Whether that will be enough to convince his most ardent doubters is debatable. There is no agreed formula for what makes a champion - Mark Cavendish's lab numbers do not make much sense either but I have never heard anybody, anywhere, suggest he is doping.
All of this science, however, will make very little sense, or difference, to the vast majority of British fans who follow cycling for a few weeks every year, enjoy the spectacle and revel in our newly acquired competence in the event.
For most of them, 'Wiggo' was as good as it got. An Olympic track hero who got serious about the Tour and won it for Queen and country, while making gags and dropping British cultural references on a bemused French audience. Not that they seemed to mind; they liked him, too.
Froome can never be the first British Tour winner. He is also unlikely to ever have a news conference in stitches, stand on a podium in the Champs Elysees and say "we are about to draw the bingo numbers", play guitar at the post-show party at Sports Personality of the Year or share a hipster-friendly personal mix tape on Desert Island Discs.
But that does not mean he is boring or humourless, or that Wiggins is always a barrel of laughs.
Speak to any journalist, rider, race official or Team Sky staff member at this race and they will tell you that Froome is an engaging, friendly and unfailingly polite chap with a much underestimated warrior spirit who loves racing.
He is just not very British, is he? The British public knows it, he knows it, his team know it.

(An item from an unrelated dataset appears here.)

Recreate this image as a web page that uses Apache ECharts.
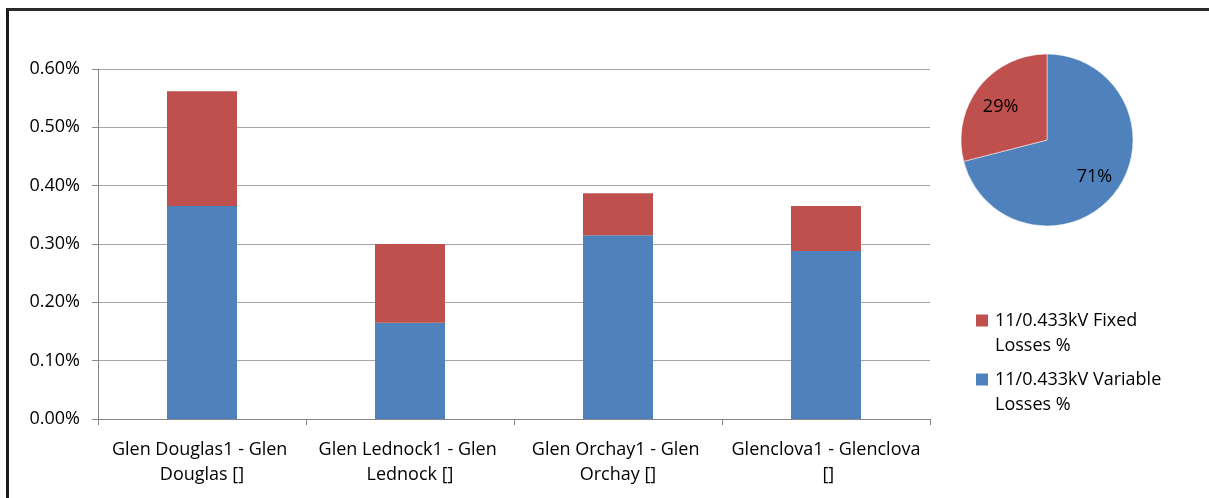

When I asked a senior figure at Team Sky why their star does not ride the British Road Race Championship or Tour of Britain - for appearance's sake, if nothing else - he said Froome knows he will never be as popular as Wiggins and he does not mind. His job, and what he loves, is winning the Tour de France. Do that enough times and admiration, perhaps even affection, will come.
The irony is that culturally Froome is a lot more British than a great many of our rebadged sporting heroes.
His accent, manners and values are classic British ex-pat. Home for him is where he feels most comfortable and right now that is Monaco and South Africa, the country where he finished his education, started racing and met his Welsh-born wife.
But that does not make Froome South African, either. So perhaps we should just enjoy the performances that this British-influenced athlete is proud to put in with a union jack next to his name, whilst remembering that nationality is a slippery beast to pin down.
And that every top cyclist now must accept a level of scrutiny their predecessors avoided, with disastrous results.